The standout article in “The World” section is “Havana Meets Seattle: Artists Find Common Ground” (Connection, September 29, 2016). Here, Jackson nimbly tells the story of Shontina Vernon, a musician, artist, and filmmaker who could independently finance the Common Ground Music Project (a delegation of majority Black American artists who traveled from Seattle to Havana and Vinales to collaborate with Cuban artists). For Black artists to be able to travel to Cuba and be recognized as American was a profound experience. As Jackson reveals this story, the magical power of travel unfolds through the artist’s experience of Cuba in ways that warm the heart.

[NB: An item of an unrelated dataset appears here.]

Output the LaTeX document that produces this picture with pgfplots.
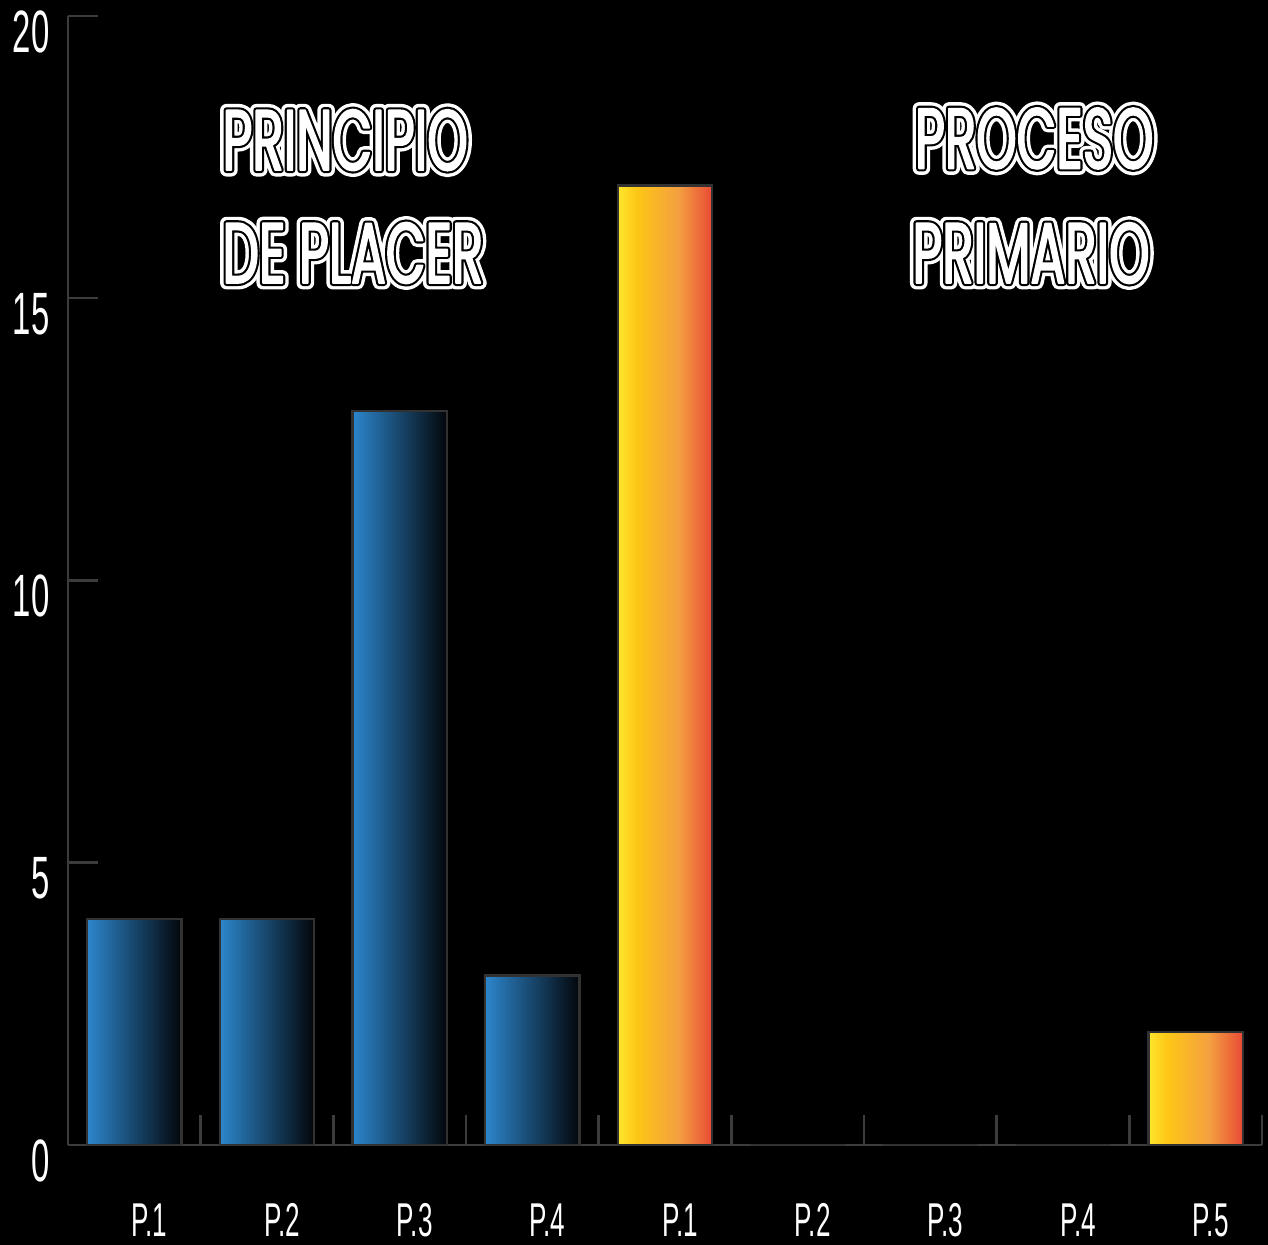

Reading this book is like sitting down for tea with your most trusted, brilliant, emotionally intelligent friend who has traveled the world and knows all of the things. Reagan Jackson unapologetically shares the stories of Black communities in Seattle struggling to exist against the dominance of gentrification. Jackson’s worldview provides a unique voice that should be listened to. Her writing is poignant, with a sharp wit and cunning sense of humor. Each article and interview glides off the page and connects to the heart with pure truth and knowing. 

Reagan Jackson honors Seattle’s Black communities by sharing the unique stories of people consistently overlooked by dominant media outlets eager to regurgitate the same stereotypes. Reagan Jackson’s voice is here to stay. Still Here: A South End Mixtape from an Unexpected Journalist is a gift of stories you will want to read over and over again and share in documenting this profound age.